ROOMER
Roomer formed in Berlin as an almost inevitable convergence — four musicians whose long-standing friendships and overlapping histories across avant-garde improvisation, ethereal folk, ambient electronica, and experimental songwriting finally coalesced into a band. Their debut Leaving It All to Chance (2025, Squama Recordings) channels this shared background into guitar-driven heartbreak, weaving noise, melody, and diaristic clarity into something both disorienting and deeply intimate. Crafted in a resolutely DIY spirit, the album draws on their varied practices without smoothing the edges, allowing fragility, texture, and distortion to coexist in loose, shifting alignment. During the album’s creation, guitarist Arne Braun’s eight-string architectures added a layered, spectral weight to the sound; with his departure to focus on other projects, Roomer now continue as a trio.

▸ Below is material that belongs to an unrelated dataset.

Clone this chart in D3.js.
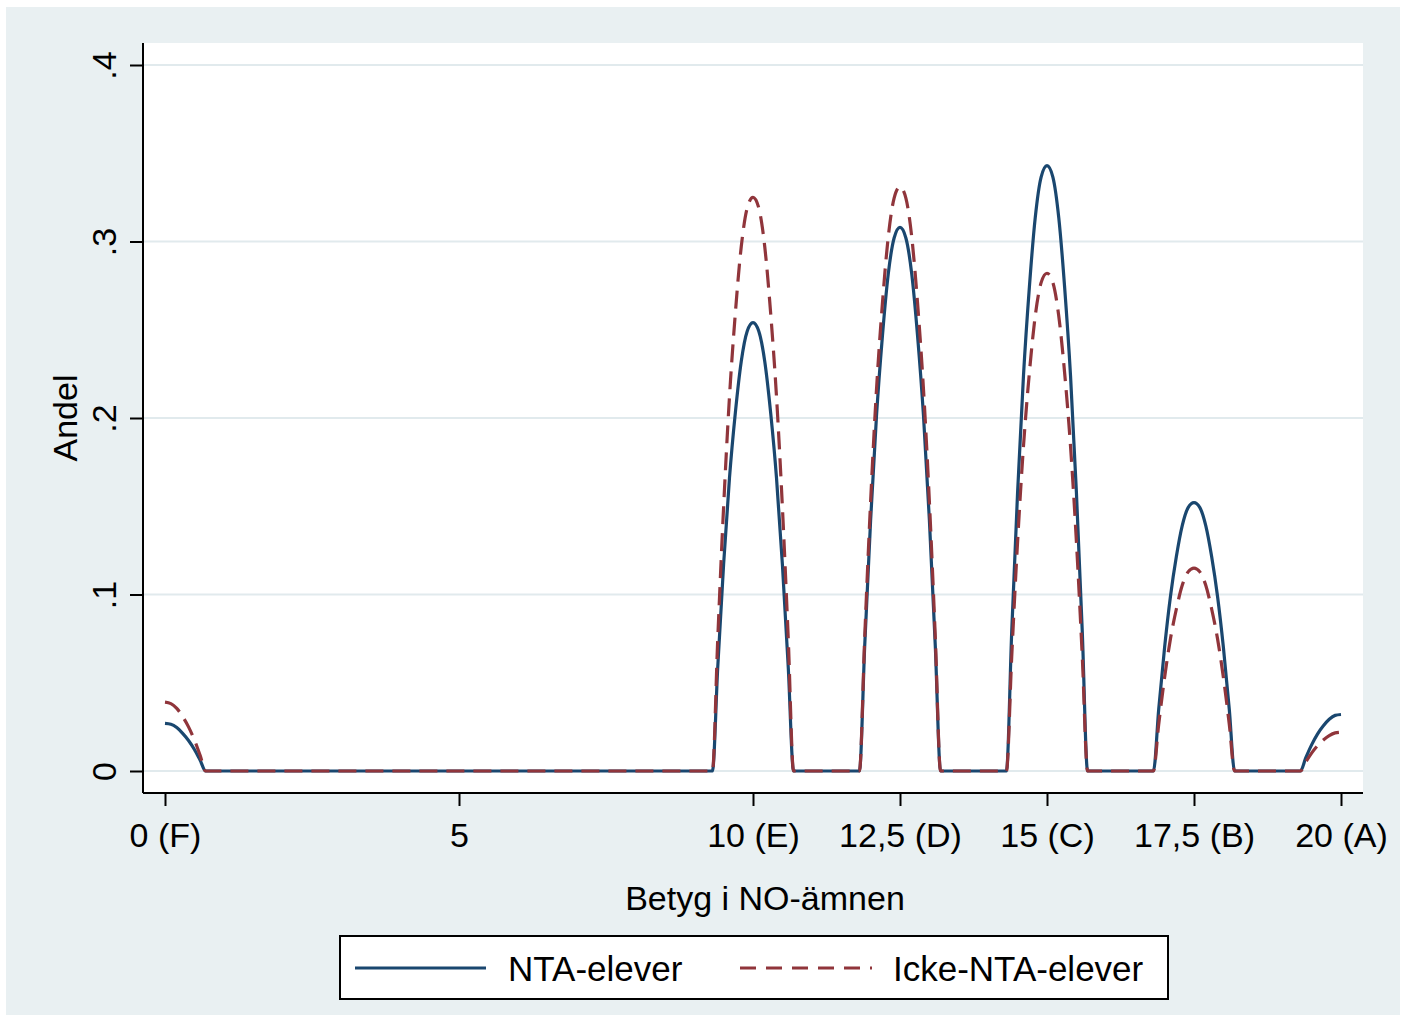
<html>
  <head>
    <meta charset="utf-8">
    <script src="https://cdnjs.cloudflare.com/ajax/libs/d3/7.8.5/d3.min.js" charset="utf-8"></script>
    <style type="text/css">
    body { margin: 0; background: #ffffff; }
    text { font-family: "Liberation Sans", Arial, sans-serif; fill: #000; }
    </style>
  </head>
  <body>
    <div id="chart"></div>
  </body>

  <script type="text/javascript">
  // axis ticks
  var xTicks = [0, 5, 10, 12.5, 15, 17.5, 20]
  var xTickLabels = ["0 (F)", "5", "10 (E)", "12,5 (D)", "15 (C)", "17,5 (B)", "20 (A)"]
  var yTicks = [0, .1, .2, .3, .4]
  var yTickLabels = ["0", ".1", ".2", ".3", ".4"]

  var grade = [
    0, 0.1, 0.2, 0.3, 0.4, 0.5, 0.6, 0.69,
    9.31, 9.4, 9.5, 9.6, 9.7, 9.8, 9.9, 10, 10.1, 10.2, 10.3, 10.4, 10.5, 10.6, 10.69,
    11.81, 11.9, 12, 12.1, 12.2, 12.3, 12.4, 12.5, 12.6, 12.7, 12.8, 12.9, 13, 13.1, 13.19,
    14.31, 14.4, 14.5, 14.6, 14.7, 14.8, 14.9, 15, 15.1, 15.2, 15.3, 15.4, 15.5, 15.6, 15.69,
    16.81, 16.9, 17, 17.1, 17.2, 17.3, 17.4, 17.5, 17.6, 17.7, 17.8, 17.9, 18, 18.1, 18.19,
    19.31, 19.4, 19.5, 19.6, 19.7, 19.8, 19.9, 20
  ]
  // NTA-elever
  var nta = [
    .027, .0265, .0246, .0213, .0173, .0122, .0059, 0,
    0, .0585, .1170, .1660, .2030, .2320, .2490, .254, .2490, .2320, .2030, .1660, .1170, .0585, 0,
    0, .0710, .1420, .2010, .2460, .2815, .3020, .308, .3020, .2815, .2460, .2010, .1420, .0710, 0,
    0, .0790, .1580, .2240, .2740, .3135, .3365, .343, .3365, .3135, .2740, .2240, .1580, .0790, 0,
    0, .0350, .0700, .0990, .1215, .1390, .1492, .152, .1492, .1390, .1215, .0990, .0700, .0350, 0,
    0, .0074, .0148, .0209, .0256, .0293, .0315, .032
  ]
  // Icke-NTA-elever
  var icke = [
    .039, .0382, .0355, .0308, .025, .0176, .0086, 0,
    0, .0745, .1495, .2120, .2595, .2970, .3188, .325, .3188, .2970, .2595, .2120, .1495, .0745, 0,
    0, .0760, .1525, .2160, .2645, .3025, .3246, .331, .3246, .3025, .2645, .2160, .1525, .0760, 0,
    0, .0648, .1300, .1840, .2255, .2578, .2767, .282, .2767, .2578, .2255, .1840, .1300, .0648, 0,
    0, .0265, .0530, .0750, .0918, .1052, .1128, .115, .1128, .1052, .0918, .0750, .0530, .0265, 0,
    0, .0050, .0101, .0143, .0176, .0201, .0216, .022
  ]

  var width = 1410, height = 1018
  var navy = "#1a476f", maroon = "#90353b"

  var svg = d3.select("#chart").append("svg")
    .attr("width", width)
    .attr("height", height)

  // outer graph region
  svg.append("rect")
    .attr("x", 6).attr("y", 7).attr("width", 1394).attr("height", 1008)
    .style("fill", "#e9f0f2")

  var plotL = 143, plotR = 1363, plotT = 43, plotB = 793

  svg.append("rect")
    .attr("x", plotL).attr("y", plotT).attr("width", plotR - plotL).attr("height", plotB - plotT)
    .style("fill", "#ffffff")

  var x = d3.scaleLinear().domain([0, 20]).range([165, 1341])
  var y = d3.scaleLinear().domain([0, .4]).range([771, 65])

  // gridlines
  svg.selectAll(".grid").data(yTicks).enter().append("line")
    .attr("class", "grid")
    .attr("x1", plotL).attr("x2", plotR)
    .attr("y1", function(d){return y(d)})
    .attr("y2", function(d){return y(d)})
    .style("stroke", "#e1eaed")
    .style("stroke-width", 2)

  // y axis
  var yAxis = d3.axisLeft(y)
    .tickValues(yTicks)
    .tickSize(13)
    .tickFormat(function(d, i){return yTickLabels[i]})
  var gy = svg.append("g").attr("transform", "translate(" + plotL + ",0)").call(yAxis)
  gy.select(".domain").remove()
  gy.selectAll(".tick line").style("stroke", "#000").style("stroke-width", 2)
  gy.selectAll(".tick text")
    .attr("x", 0).attr("y", 0).attr("dy", 0)
    .attr("transform", "translate(-27,0) rotate(-90)")
    .style("text-anchor", "middle")
    .style("font-size", "34px")
    .style("font-family", "Liberation Sans, Arial, sans-serif")
  svg.append("line")
    .attr("x1", plotL).attr("x2", plotL).attr("y1", plotT).attr("y2", plotB)
    .style("stroke", "#000").style("stroke-width", 2)

  // x axis
  var xAxis = d3.axisBottom(x)
    .tickValues(xTicks)
    .tickSize(13)
    .tickFormat(function(d, i){return xTickLabels[i]})
  var gx = svg.append("g").attr("transform", "translate(0," + plotB + ")").call(xAxis)
  gx.select(".domain").remove()
  gx.selectAll(".tick line").style("stroke", "#000").style("stroke-width", 2)
  gx.selectAll(".tick text")
    .attr("y", 54).attr("dy", 0)
    .style("font-size", "34px")
    .style("font-family", "Liberation Sans, Arial, sans-serif")
  svg.append("line")
    .attr("x1", plotL).attr("x2", plotR).attr("y1", plotB).attr("y2", plotB)
    .style("stroke", "#000").style("stroke-width", 2)

  // axis titles
  svg.append("text")
    .attr("x", 765).attr("y", 910)
    .style("text-anchor", "middle")
    .style("font-size", "34px")
    .text("Betyg i NO-ämnen")
  svg.append("text")
    .attr("transform", "translate(77,418) rotate(-90)")
    .style("text-anchor", "middle")
    .style("font-size", "34px")
    .text("Andel")

  // density lines
  var line = d3.line()
    .x(function(d){return x(d[0])})
    .y(function(d){return y(d[1])})
    .curve(d3.curveMonotoneX)

  var ntaPts = grade.map(function(g, i){return [g, nta[i]]})
  var ickePts = grade.map(function(g, i){return [g, icke[i]]})

  svg.append("path")
    .datum(ntaPts)
    .attr("d", line)
    .style("fill", "none")
    .style("stroke", navy)
    .style("stroke-width", 3.2)
  svg.append("path")
    .datum(ickePts)
    .attr("d", line)
    .style("fill", "none")
    .style("stroke", maroon)
    .style("stroke-width", 3.2)
    .style("stroke-dasharray", "18,9")

  // legend
  var lg = svg.append("g")
  lg.append("rect")
    .attr("x", 340).attr("y", 936).attr("width", 828).attr("height", 63)
    .style("fill", "#fff").style("stroke", "#000").style("stroke-width", 2)
  lg.append("line")
    .attr("x1", 355).attr("x2", 486).attr("y1", 968).attr("y2", 968)
    .style("stroke", navy).style("stroke-width", 3.2)
  lg.append("text").attr("x", 508).attr("y", 981).style("font-size", "35px").text("NTA-elever")
  lg.append("line")
    .attr("x1", 740).attr("x2", 872).attr("y1", 968).attr("y2", 968)
    .style("stroke", maroon).style("stroke-width", 3.2)
    .style("stroke-dasharray", "16,10")
  lg.append("text").attr("x", 893).attr("y", 981).style("font-size", "35px").text("Icke-NTA-elever")
  </script>
</html>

Their music rests on contrast and accumulation — whispered, confessional lines cutting through gauzy guitar haze, synth tones that shimmer like stray memories, and basslines that hover between propulsion and emotional contour. A sense of hazy club-show physicality lingers throughout, as if the songs carry the residue of warm rooms, drifting feedback, and the soft turbulence of bodies moving close by. Beneath the dream-tilted surfaces runs a quiet restlessness: moments where tenderness buckles, distortion intrudes, or a melody briefly overexposes the heart of a song before retreating again. It is music that tests the weight its gentler edges can bear, shifting between clarity and blur with careful, unhurried intention.
WHAT TO EXPECT
Roomer draw the room inward with subdued openings before their sound thickens into soft-focused, dreamlike layers. Dynamics rise and fall in slow, deliberate waves, letting warmth, grit, and faint dissonance merge without puncturing the mood’s intimacy. As a trio they perform with a fluid, close-knit attentiveness, allowing texture and atmosphere to guide the set more than sharp peaks. When the sound dissolves, it leaves the space gently altered — as if something quiet has shifted beneath the surface, noticeable only once the silence has returned.